Contrariété

Forte contrariété.

Je crois me rendre compte que les portes du monde s’ouvrent devant moi qu’à la seul condition que je sois faible et docile.

J’ai l’impression que les personnes qui comptent le plus pour moi ne me considèrent comme l’un des leurs que lorsque je suis passif, réceptif, compréhensif, empathique.

Cela, en soi, ne serait pas choquant, si je n’avais pas l’impression complémentaire d’être transparent quand je ne dis rien et que je ne fais rien, et aliéné, rejeté, humilié, dès que je tente de communiquer une idée que je trouve fondamentale et non consensuelle.

Je crois que je découvre l’esprit de groupe.
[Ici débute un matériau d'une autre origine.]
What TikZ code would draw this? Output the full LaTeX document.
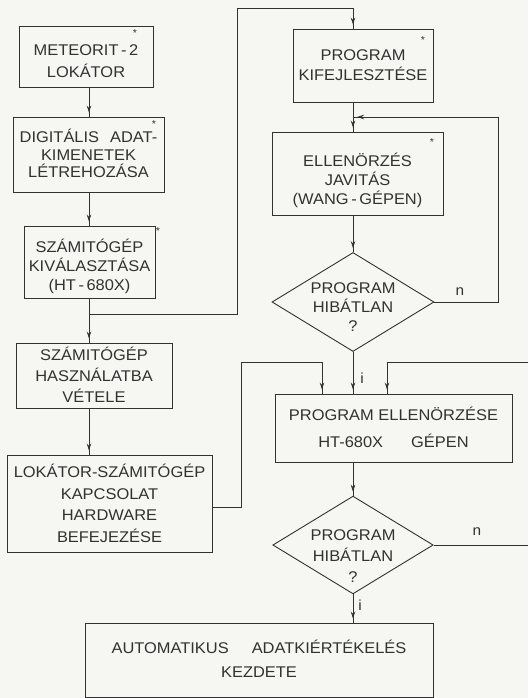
\documentclass[tikz,border=0pt]{standalone}
\usepackage{fontspec}
\setmainfont{Liberation Sans}[FakeStretch=1.06]
\usetikzlibrary{shapes.geometric,arrows.meta}
\definecolor{ink}{RGB}{50,50,50}
\definecolor{paper}{RGB}{246,246,243}
\tikzset{
  box/.style={draw=ink, line width=0.9pt, rectangle, inner sep=0pt, align=center, text=ink, text depth=0pt},
  dia/.style={draw=ink, line width=0.9pt, diamond, aspect=1.64, inner sep=-9pt, align=center, text=ink, text depth=0pt},
  conn/.style={draw=ink, line width=0.8pt},
  arr/.style={conn, postaction={draw=ink, line width=0.8pt, -{Stealth[length=7pt,width=4.5pt]}, shorten >=4pt}},
  ast/.style={text=ink, font=\fontsize{10}{10}\selectfont, inner sep=0pt},
  lbl/.style={text=ink, font=\fontsize{14.5}{14.5}\selectfont, inner sep=0pt},
}
\newcommand{\fs}[1]{\fontsize{15.5}{#1}\selectfont}
\begin{document}
\begin{tikzpicture}[x=1pt,y=-1pt]
\fill[paper] (0,0) rectangle (528,698);
\useasboundingbox (0,0) rectangle (528,698);

% left column
\node[box, font=\fs{22}, text height=42pt, minimum width=134pt, minimum height=61pt] (b1) at (86,56.5) {METEORIT\,-\,2\\LOKÁTOR};
\node[box, font=\fs{17.5}, text height=46pt, minimum width=151pt, minimum height=75pt] (b2) at (88.5,154.5) {DIGITÁLIS\hspace{11pt}ADAT-\\KIMENETEK\\LÉTREHOZÁSA};
\node[box, font=\fs{19}, text height=57pt, minimum width=131pt, minimum height=72pt] (b3) at (89.5,262) {SZÁMITÓGÉP\\KIVÁLASZTÁSA\\(HT\,-\,680X)};
\node[box, font=\fs{21}, text height=53pt, minimum width=156pt, minimum height=65pt] (b4) at (94,375.5) {SZÁMITÓGÉP\\HASZNÁLATBA\\VÉTELE};
\node[box, font=\fs{21.5}, text height=77.6pt, minimum width=205pt, minimum height=97pt] (b5) at (109.5,503.5) {LOKÁTOR-SZÁMITÓGÉP\\KAPCSOLAT\\HARDWARE\\BEFEJEZÉSE};

% right column
\node[box, font=\fs{20}, text height=31pt, minimum width=140pt, minimum height=73pt] (k) at (363,65.5) {PROGRAM\\KIFEJLESZTÉSE};
\node[box, font=\fs{19}, text height=61pt, minimum width=171pt, minimum height=83pt] (e) at (357.5,173.5) {ELLENÖRZÉS\\JAVITÁS\\(WANG\,-\,GÉPEN)};
\node[dia, font=\fs{19}, text height=59pt, minimum width=162pt, minimum height=99pt] (d1) at (353,302) {PROGRAM\\HIBÁTLAN\\?};
\node[box, font=\fs{27}, text height=38pt, minimum width=237pt, minimum height=68pt] (p) at (393.5,428) {PROGRAM ELLENÖRZÉSE\\HT-680X\hspace{28pt}GÉPEN};
\node[dia, font=\fs{21}, text height=75pt, minimum width=160pt, minimum height=96pt] (d2) at (353,545) {PROGRAM\\HIBÁTLAN\\?};
\node[box, font=\fs{24}, text height=35pt, minimum width=348pt, minimum height=74pt] (a) at (259,660) {AUTOMATIKUS\hspace{23pt}ADATKIÉRTÉKELÉS\\KEZDETE};

% asterisks
\node[ast] (s1) at (135,33) {*};
\node[ast] (s2) at (154,124) {*};
\node[ast] (s3) at (158,231) {*};
\node[ast] (s4) at (423,40) {*};
\node[ast] (s5) at (432,142) {*};

% helper coordinates
\coordinate (cl) at (89,0);
\coordinate (cr) at (353,0);
\coordinate (j1) at (89,314);
\coordinate (t1) at (237,8);
\coordinate (fb) at (498,117);
\coordinate (lc) at (241,362);
\coordinate (rr) at (528,362);
\coordinate (re) at (528,548);

% left column arrows
\draw[arr] (b1.south -| cl) -- (b2.north -| cl);
\draw[arr] (b2.south -| cl) -- (b3.north -| cl);
\draw[arr] (b3.south -| cl) -- (b4.north -| cl);
\draw[arr] (b4.south -| cl) -- (b5.north -| cl);

% loop to program development
\draw[arr] (j1) -| (t1) -| (k.north -| cr);

% right column arrows
\draw[arr] (k.south -| cr) -- (e.north -| cr);
\draw[arr] (e.south -| cr) -- (d1.north);
\draw[arr] (d1.south) -- (p.north -| cr);
\draw[arr] (p.south -| cr) -- (d2.north);
\draw[arr] (d2.south) -- (a.north -| cr);

% feedback n
\draw[arr] (d1.east) -| (fb) -- (fb -| cr);

% hardware link
\draw[arr] ([yshift=-3.5pt]b5.east) -| (lc) -| ([xshift=-71.5pt]p.north);
% right input
\draw[arr] (rr) -| ([xshift=-6.5pt]p.north);
\draw[conn] (d2.east) -- (d2.east -| re);

% labels
\node[lbl] (n1) at (460,292) {n};
\node[lbl] (n2) at (477,532) {n};
\node[lbl] (i1) at (362,378) {i};
\node[lbl] (i2) at (360,605) {i};
\end{tikzpicture}
\end{document}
Celui qui aide est aimé, celui qui suit le troupeau est invisible, et celui qui est différent est rejeté.

Je déteste, je hais, j’exècre ce constat qui m’insupporte.

C’est la chose précise qui me rappelle que mon instabilité et mes blessures intérieures me rendent inutiles et dangeureux. À chaque coin d’une conversation banale se cache un détail, une subtilité de langage, qui fait appel à un ressenti passé extrêmement malheureux, et qui renverse ma quiétude si j’y prête trop attention. Je ressens dans chaque fibre de mon corps le manque désespérant de transmetteurs d’émotions efficaces dans le langage. Un medium qui à l’instar des phéromones, serait capable de transmettre l’anxiété, la peur, la douleur de la mémoire, la souffrance, et qui permettrait d’empêcher par étouffement toute maladresse blessante du langage de mes contemporains.

Là, tout de suite, tout ce qui m’empêche de m’ouvrir les veines dans une baignoire pleine d’eau froide sous l’emprise de l’alcool, c’est de savoir que ma maman et Mag seraient probablement peinées d’apprendre ma fin.

Je veux disparaître.

Et le pire, c’est que je sais que si je communiquais ce malaise, j’aurais le droit immédiat à une oreille attentive, mais aucune compassion, aucun partage fondamental de mon ressenti.

Fuck, fuck, fuck.

À défaut de suicide efficace, je vais autister dans mon lit et dans le noir pour le reste du week-end. Bye.